El espíritu de una época no tiene por qué transferirse a la siguiente y la profunda crisis económica ha abierto entre nosotros fisuras que han agrandado la distancia. Los que ahora están en la juventud y la primera madurez han vivido experiencias muy distintas a las de la generación que sirvió de base social al tránsito a la democracia. Muchos de los que nacieron durante la guerra civil y en la posguerra, que experimentaron la penuria y luego los albores de la prosperidad, tenían buenos motivos para ser moderados y apoyar la reconciliación.
Por eso digo que en la España de la Transición, a falta de uno, hubo muchos Mandelas.

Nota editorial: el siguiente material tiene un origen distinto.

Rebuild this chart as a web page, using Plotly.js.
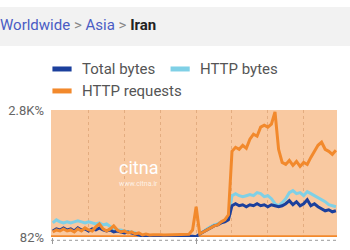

Del líder sudafricano escribía Bill Keller, en su obituario en el New York Times, que fue una rara avis entre los revolucionarios y disidentes morales por haber sido “un estadista capaz, cómodo con el compromiso e impaciente con los doctrinarios.” Mutatis mutandis, en la España de finales de los setenta, la capacidad para aceptar compromisos y el rechazo a los extremistas, que los había, fue rasgo central y mayoritario. Es más, hubo consenso político porque había un mandato de consenso de la sociedad.
La gente entonces tuvo la intuición de que la convivencia política sólo puede asentarse en renuncias. Se renuncia para lograr un terreno común. Por eso las Constituciones, si no quieren ser de facción o de partido y por lo tanto efímeras, presentan ambigüedades, lagunas y defectos. A veces, hoy en día, se tiene la impresión de que aquella sabia intuición de nuestros padres (o abuelos) se ha perdido. Hay un ambiente trufado de rabia, en el que ser moderado es de “nenazas” y el compromiso equivale a traición. Esperemos que este calentón no nos lleve de regreso al “trágala”.